Lo admito: me encanta el salseo. Pero esto no siempre fue así, lo juro. Antes de que me dejase seducir por el nada desdeñable arte de poner la oreja en las discusiones de pareja en el metro y de leer conversaciones de Instagram con cuidado de no dar un delator «like» por error, yo era una persona decente.

Repetía siempre las mismas tres frases a mis amigas: «Tengo mejores cosas que hacer…» «La gente que habla de los demás no tiene vida» y «Ya tengo bastante con lo mío…»  Frases que fastidiaban automáticamente las tardes comiendo pipas en el banco del parque, pero que a mi me hacían sentir mejor persona. Pero como Weloversize va de aceptarse a una misma, hay que amar hasta las partes más oscuras de una misma. Así que yo decidí abrazar por completo mis instintos más bajos, aquellos que me llevaban a bajar el volumen de mi música cada vez que la señora de al lado en el bus descolgaba el teléfono y a clicar «ver más» en un hilo de Twitter polémico. En resumen: admitir que dentro de mi había vivido siempre una auténtica reina del salseo. Y que estaba ahí para quedarse.

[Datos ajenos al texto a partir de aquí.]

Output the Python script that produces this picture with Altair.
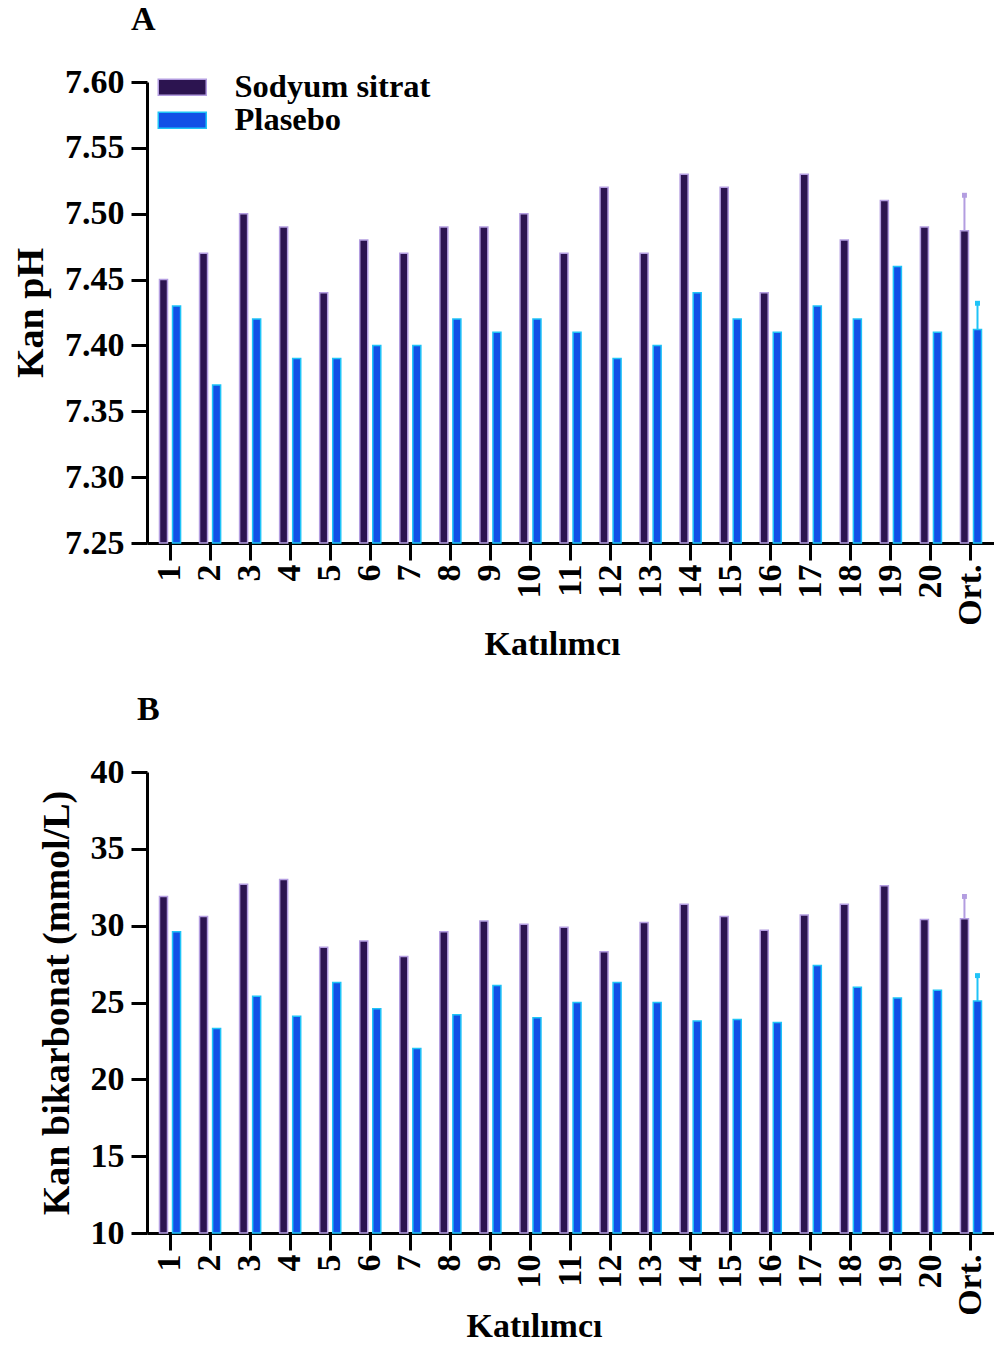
import altair as alt
import pandas as pd

participants = [str(i) for i in range(1, 21)] + ["Ort."]
groups = ["Sodyum sitrat", "Plasebo"]

ph_sodyum = [7.45, 7.47, 7.50, 7.49, 7.44, 7.48, 7.47, 7.49, 7.49, 7.50, 7.47,
             7.52, 7.47, 7.53, 7.52, 7.44, 7.53, 7.48, 7.51, 7.49, 7.487]
ph_plasebo = [7.43, 7.37, 7.42, 7.39, 7.39, 7.40, 7.40, 7.42, 7.41, 7.42, 7.41,
              7.39, 7.40, 7.44, 7.42, 7.41, 7.43, 7.42, 7.46, 7.41, 7.412]
ph_sd = [0.027, 0.020]

hco3_sodyum = [31.9, 30.6, 32.7, 33.0, 28.6, 29.0, 28.0, 29.6, 30.3, 30.1, 29.9,
               28.3, 30.2, 31.4, 30.6, 29.7, 30.7, 31.4, 32.6, 30.4, 30.45]
hco3_plasebo = [29.6, 23.3, 25.4, 24.1, 26.3, 24.6, 22.0, 24.2, 26.1, 24.0, 25.0,
                26.3, 25.0, 23.8, 23.9, 23.7, 27.4, 26.0, 25.3, 25.8, 25.1]
hco3_sd = [1.45, 1.65]

fill_colors = ["#2C1450", "#124FE6"]
stroke_colors = ["#B39DE0", "#1FC3F7"]
FONT = "Liberation Serif"


def make_df(a, b):
    rows = []
    for p, va, vb in zip(participants, a, b):
        rows.append({"participant": p, "group": groups[0], "value": va})
        rows.append({"participant": p, "group": groups[1], "value": vb})
    return pd.DataFrame(rows)


def make_err(a, b, sd):
    return pd.DataFrame({
        "participant": ["Ort.", "Ort."],
        "group": groups,
        "value": [a[-1], b[-1]],
        "top": [a[-1] + sd[0], b[-1] + sd[1]],
    })


def panel(df, err, letter, letter_dx, ytitle, domain, ticks, fmt, xtitle_x, xtitle_pad):
    x = alt.X("participant:N", sort=participants,
              scale=alt.Scale(paddingInner=0.35, paddingOuter=0.25),
              axis=alt.Axis(title="Katılımcı", labelAngle=-90, labelFontSize=34,
                            labelPadding=4, tickSize=17, tickWidth=3, tickColor="black",
                            domainWidth=3, domainColor="black", titlePadding=xtitle_pad,
                            titleFontSize=34, titleX=xtitle_x, titleAlign="center"))
    xo = alt.XOffset("group:N", sort=groups,
                     scale=alt.Scale(paddingInner=0.385, paddingOuter=0.19))
    y = alt.Y("value:Q",
              scale=alt.Scale(domain=domain, zero=False, nice=False),
              axis=alt.Axis(title=ytitle, values=ticks, format=fmt, labelFontSize=34,
                            labelPadding=7, tickSize=16, tickWidth=3, tickColor="black",
                            domainWidth=3, domainColor="black", titlePadding=14,
                            titleFontSize=38, grid=False))
    legend = alt.Legend(title=None, orient="none", legendX=19, legendY=-11,
                        symbolType="M-3,-1L3,-1L3,1L-3,1Z",
                        symbolSize=256, symbolStrokeWidth=1.5, symbolOpacity=1,
                        labelFont=FONT, labelFontWeight="bold", labelFontSize=32.5,
                        labelColor="black", labelOffset=36, rowPadding=-10,
                        labelLimit=0)
    color = alt.Color("group:N", sort=groups,
                      scale=alt.Scale(domain=groups, range=fill_colors), legend=legend)
    stroke = alt.Stroke("group:N", sort=groups,
                        scale=alt.Scale(domain=groups, range=stroke_colors), legend=legend)

    bars = alt.Chart(df).mark_bar(strokeWidth=1.5, opacity=1).encode(
        x=x, xOffset=xo, y=y, y2=alt.datum(domain[0]), color=color, stroke=stroke)
    rules = alt.Chart(err).mark_rule(strokeWidth=2).encode(
        x=x, xOffset=xo, y="value:Q", y2="top:Q", stroke=stroke)
    caps = alt.Chart(err).mark_point(shape="square", filled=False, size=6,
                                     strokeWidth=2.5, opacity=1).encode(
        x=x, xOffset=xo, y="top:Q", stroke=stroke)
    return alt.layer(bars, rules, caps).properties(
        width=847, height=461,
        title=alt.TitleParams(letter, anchor="start", dx=letter_dx, fontSize=34, font=FONT,
                              fontWeight="bold", color="black", offset=28, frame="group"))


top = panel(make_df(ph_sodyum, ph_plasebo), make_err(ph_sodyum, ph_plasebo, ph_sd),
            "A", -16, "Kan pH", [7.25, 7.60],
            [7.25, 7.30, 7.35, 7.40, 7.45, 7.50, 7.55, 7.60], ".2f", 405, 2)
bottom = panel(make_df(hco3_sodyum, hco3_plasebo), make_err(hco3_sodyum, hco3_plasebo, hco3_sd),
               "B", -10, "Kan bikarbonat (mmol/L)", [10, 40],
               [10, 15, 20, 25, 30, 35, 40], "d", 387, -6)

chart = alt.vconcat(top, bottom, spacing=31).resolve_scale(
    y="independent", color="shared", stroke="shared"
).configure_view(stroke=None).configure_axis(
    labelFont=FONT, labelFontWeight="bold", labelColor="black",
    titleFont=FONT, titleFontWeight="bold", titleColor="black"
).properties(padding={"left": 12, "top": 3, "right": 0, "bottom": 0})

chart.save("out.html", embed_options={"renderer": "svg", "actions": False})
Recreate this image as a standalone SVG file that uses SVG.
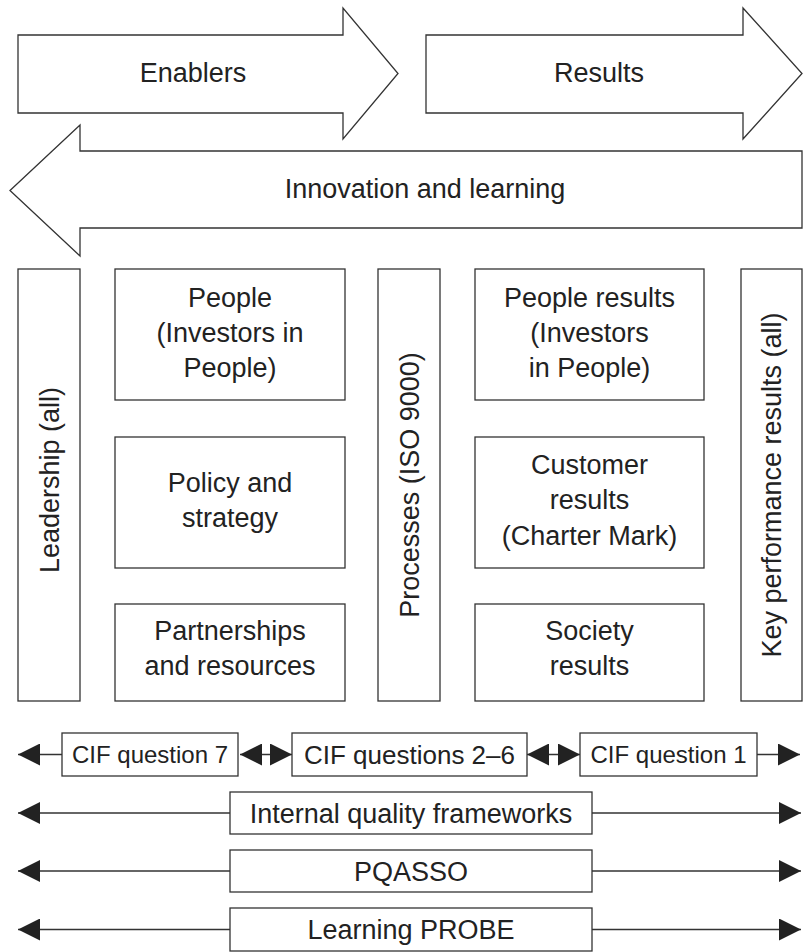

No sé cómo una cosa llevó a la otra. Los programas de cotilleo de la tele no me llenaban, así que decidí entrar en Youtube, que en los últimos años se ha convertido en la plataforma del salseo por excelencia. Y BOOM. Había empezado. Empecé a saltar de vídeo en vídeo y en una tarde había consumido títulos tan prometedores como «Me poseyó un demonio», «Estuve detenida en Brasil» o «Mi compañera de piso era cleptómana».  Un sentimiento adictivo de morbo por conocer las miserias de todos estos desconocidos y alivio al ver que en comparación mi vida era bastante normal (quitando el hecho de que acababa de dedicar una tarde entera a escuchar a desconocidos hablar de su vida privada.)